The composition is arranged along a sweeping diagonal axis, which draws the viewer's eye from the bottom right corner, in which Christ carries the Cross, to Calvary at top left. The scene is populated by a vast number of figures, who convey a diverse range of emotional reactions: a group of lamenting women and children stand beside Christ, while gangs of thieves and soldiers march both ahead of and behind him. Saint Veronica kneels in the foreground, weeping over the Sudarium. A crowd has gathered at bottom left, among them Mary in a blue robe, who, on the verge of collapse, is being comforted by Saints John the Evangelist and Anne. Despite their small scale, the figures exhibit remarkably three-dimensional modeling and the muscular bodies seen from behind evidence Mostaert's study of Italian painting.8 Michelangelo, in particular, influenced Mostaert's work; his motifs must have reached Antwerp by way of Frans Floris, Hieronymus Cock, and Pieter Bruegel the Elder, all of whom travelled to Rome.9
The popularity of the central panel's composition among Mostaert's patrons is attested to by the existence of at least two other versions: the picture sold at Sotheby's London in 2013,10 which was previously in the Schaumburg-Lippe Collection, and an inferior treatment of the subject by Mostaert's workshop that was offered at Sotheby's London in 2022.11
1 Van de Velde 1983, p. 281.
2 Van de Velde 1983, p. 282, reproduced fig. 3.
3 Inv. no. 6690; oil on panel, panel: 20 ¼ by 26 in.; framed: 30 ½ by 36 ¼ in. Van de Velde 1983, p. 282, reproduced fig. 4.

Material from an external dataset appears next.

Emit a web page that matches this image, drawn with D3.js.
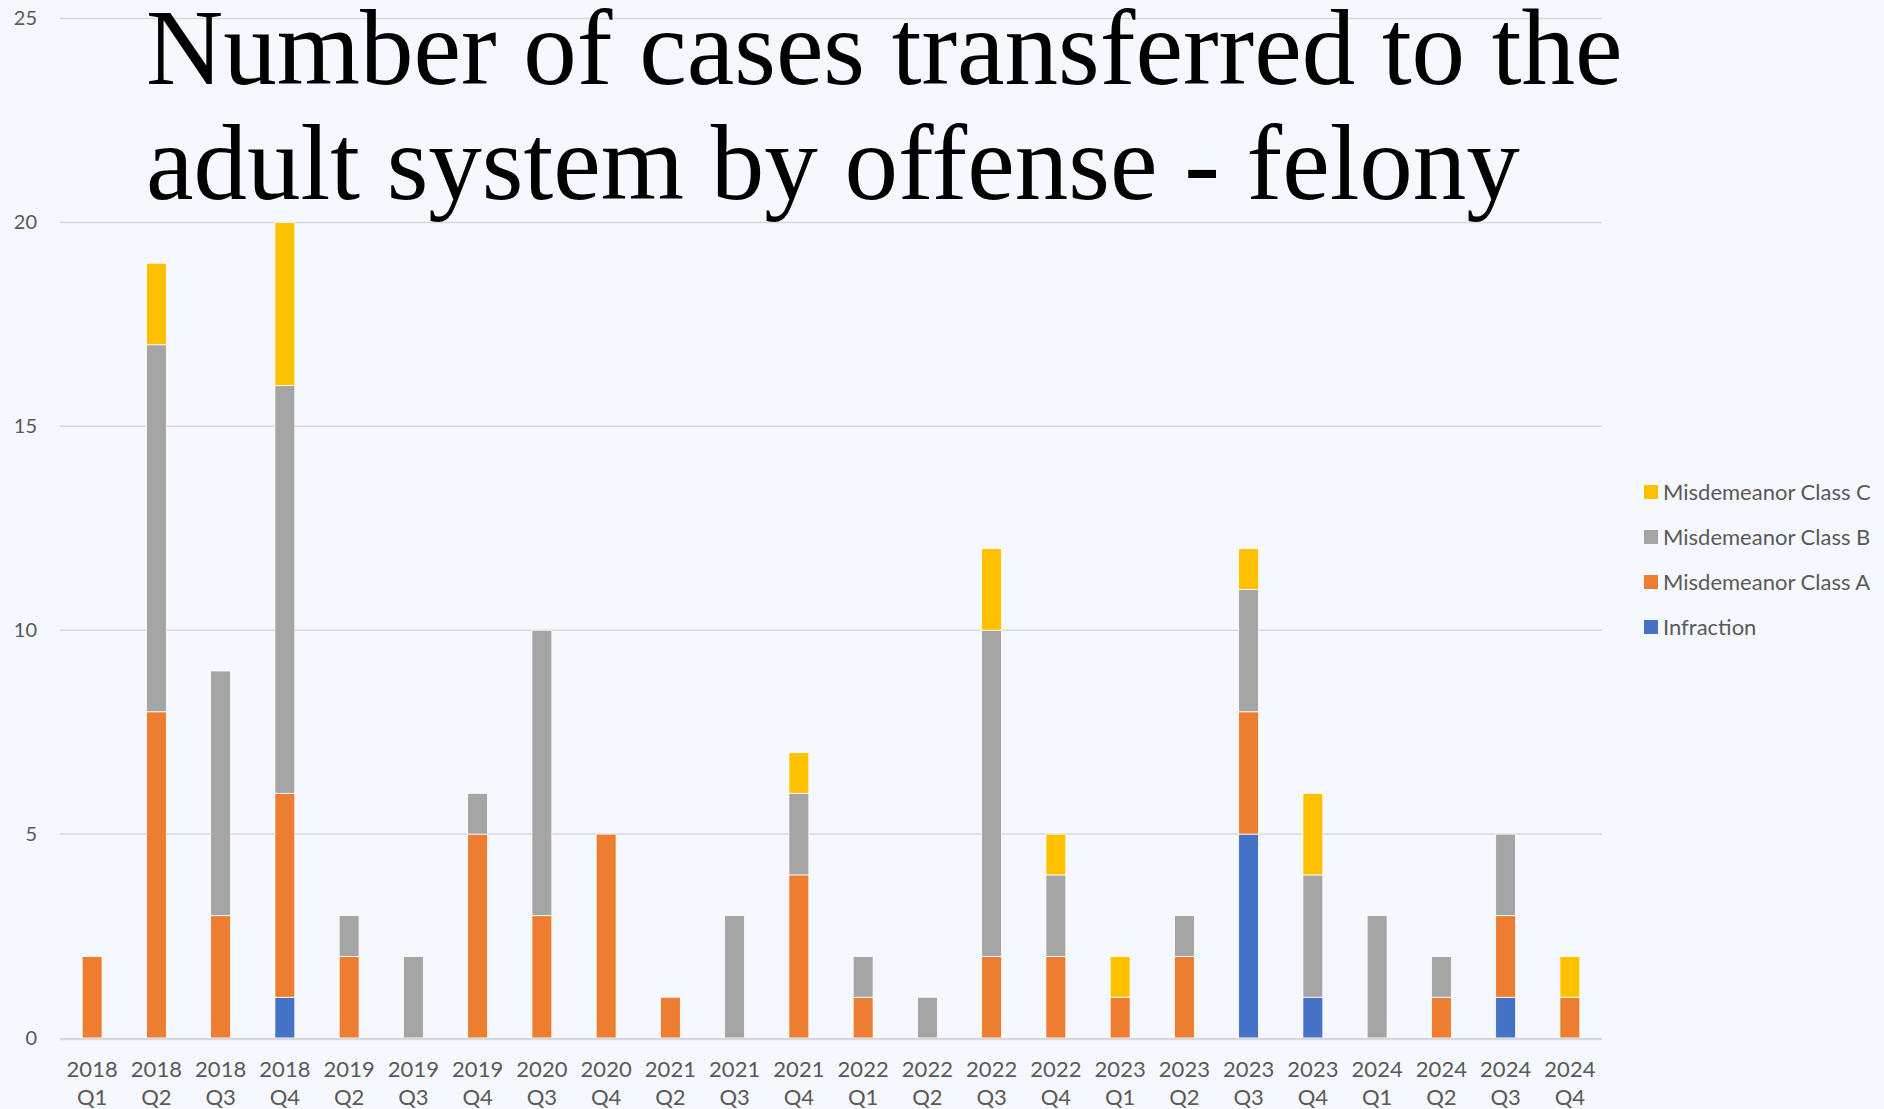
<!DOCTYPE html>
<html>
<head>
<meta charset="utf-8">
<script src="https://cdn.jsdelivr.net/npm/d3@7"></script>
<style>
  html, body { margin: 0; padding: 0; background: #F5F8FE; }
  svg { display: block; }
</style>
</head>
<body>
<svg id="chart" width="1884" height="1109"></svg>
<script>
// quarters shown on the x axis
const quarters = [
  '2018 Q1', '2018 Q2', '2018 Q3', '2018 Q4', '2019 Q2', '2019 Q3', '2019 Q4', '2020 Q3',
  '2020 Q4', '2021 Q2', '2021 Q3', '2021 Q4', '2022 Q1', '2022 Q2', '2022 Q3', '2022 Q4',
  '2023 Q1', '2023 Q2', '2023 Q3', '2023 Q4', '2024 Q1', '2024 Q2', '2024 Q3', '2024 Q4'
];

// series values, one per quarter
const infraction = [0, 0, 0, 1, 0, 0, 0, 0, 0, 0, 0, 0, 0, 0, 0, 0, 0, 0, 5, 1, 0, 0, 1, 0];
const classA =     [2, 8, 3, 5, 2, 0, 5, 3, 5, 1, 0, 4, 1, 0, 2, 2, 1, 2, 3, 0, 0, 1, 2, 1];
const classB =     [0, 9, 6, 10, 1, 2, 1, 7, 0, 0, 3, 2, 1, 1, 8, 2, 0, 1, 3, 3, 3, 1, 2, 0];
const classC =     [0, 2, 0, 4, 0, 0, 0, 0, 0, 0, 0, 1, 0, 0, 2, 1, 1, 0, 1, 2, 0, 0, 0, 1];

const seriesKeys = ['Infraction', 'Misdemeanor Class A', 'Misdemeanor Class B', 'Misdemeanor Class C'];
const seriesColors = ['#4472C4', '#ED7D31', '#A5A5A5', '#FFC000'];
const yTicks = [0, 5, 10, 15, 20, 25];

const titleLines = ['Number of cases transferred to the', 'adult system by offense - felony'];

// build rows for d3.stack
const rows = quarters.map((q, i) => ({
  quarter: q,
  'Infraction': infraction[i],
  'Misdemeanor Class A': classA[i],
  'Misdemeanor Class B': classB[i],
  'Misdemeanor Class C': classC[i]
}));

const svg = d3.select('#chart');

const x = d3.scaleBand()
  .domain(quarters)
  .range([60, 1602])
  .paddingInner(0.69)
  .paddingOuter(0.345);

const y = d3.scaleLinear()
  .domain([0, 25])
  .range([1038, 18.5]);

const color = d3.scaleOrdinal().domain(seriesKeys).range(seriesColors);

// gridlines
svg.append('g')
  .selectAll('line')
  .data(yTicks.filter(t => t > 0))
  .join('line')
    .attr('x1', 60)
    .attr('x2', 1602)
    .attr('y1', d => y(d))
    .attr('y2', d => y(d))
    .attr('stroke', '#D9D9D9')
    .attr('stroke-width', 1.5);

// y labels
const yAxis = d3.axisLeft(y).tickValues(yTicks).tickSize(0).tickPadding(0);
svg.append('g')
  .attr('transform', 'translate(37,0)')
  .call(yAxis)
  .call(g => g.select('.domain').remove())
  .selectAll('text')
    .attr('font-family', 'Lato, "Open Sans", sans-serif')
    .attr('font-size', 20)
    .attr('fill', '#595959');

// stacked bars
const stacked = d3.stack().keys(seriesKeys)(rows);

svg.append('g')
  .selectAll('g')
  .data(stacked)
  .join('g')
    .attr('fill', d => color(d.key))
  .selectAll('rect')
  .data(d => d.filter(s => s[1] - s[0] > 0))
  .join('rect')
    .attr('x', d => x(d.data.quarter))
    .attr('width', x.bandwidth())
    .attr('y', d => y(d[1]))
    .attr('height', d => y(d[0]) - y(d[1]))
    .attr('stroke', '#FFFFFF')
    .attr('stroke-width', 0.8);

// baseline
svg.append('line')
  .attr('x1', 60)
  .attr('x2', 1602)
  .attr('y1', y(0) + 1)
  .attr('y2', y(0) + 1)
  .attr('stroke', '#D9D9D9')
  .attr('stroke-width', 2.5);

// x labels, two lines each
const xLab = svg.append('g')
  .selectAll('text')
  .data(quarters)
  .join('text')
    .attr('transform', d => `translate(${x(d) + x.bandwidth() / 2},0)`)
    .attr('text-anchor', 'middle')
    .attr('font-family', 'Lato, "Open Sans", sans-serif')
    .attr('font-size', 22)
    .attr('fill', '#595959');

xLab.append('tspan')
  .attr('x', 0)
  .attr('y', 1077)
  .text(d => d.split(' ')[0]);
xLab.append('tspan')
  .attr('x', 0)
  .attr('y', 1105)
  .text(d => d.split(' ')[1]);

// legend, top entry is Class C
const legend = svg.append('g')
  .selectAll('g')
  .data(seriesKeys.slice().reverse())
  .join('g')
    .attr('transform', (d, i) => `translate(1644,${492 + i * 45})`);

legend.append('rect')
  .attr('x', 0)
  .attr('y', -7)
  .attr('width', 14)
  .attr('height', 14)
  .attr('fill', d => color(d));

legend.append('text')
  .attr('x', 19)
  .attr('y', 8)
  .attr('font-family', 'Lato, "Open Sans", sans-serif')
  .attr('font-size', 22)
  .attr('fill', '#595959')
  .text(d => d);

// title
svg.append('g')
  .selectAll('text')
  .data(titleLines)
  .join('text')
    .attr('x', 146)
    .attr('y', (d, i) => 84 + i * 115)
    .attr('font-family', '"Liberation Serif", "Times New Roman", serif')
    .attr('font-size', 107)
    .attr('fill', '#000000')
    .text(d => d);
</script>
</body>
</html>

4 Van de Velde 1983, p. 281.
5 Studio assistants would have likely been involved in the production of Mostaert's grisaille frames too. Lars Hendrikman and Dorien Tamis attribute the execution of the present painting's frame to Mostaert's workshop. Hendrikman and Tamis 2021, p. 196.
6 Francken's picture in the Leuven Museum constitutes an exception: the grisaille frame is separate from the central panel. Inv. no. S/21/F; oil on panel, 28 ¾ by 40 ½ in.
7 Hendrikman and Tamis 2021, p. 195.
8 Mai 1993, p. 52; Mai 1994, p. 31.
9 Mai 1993, p. 50.
10 Oil on oak panel, 22 ⅛ by 29 ¼ in. London, Sotheby's, 4 December 2013, lot 30.
11 Oil on oak panel, 22 by 29 ⅛ in. London, Sotheby's, 1-7 July 2002, lot 107.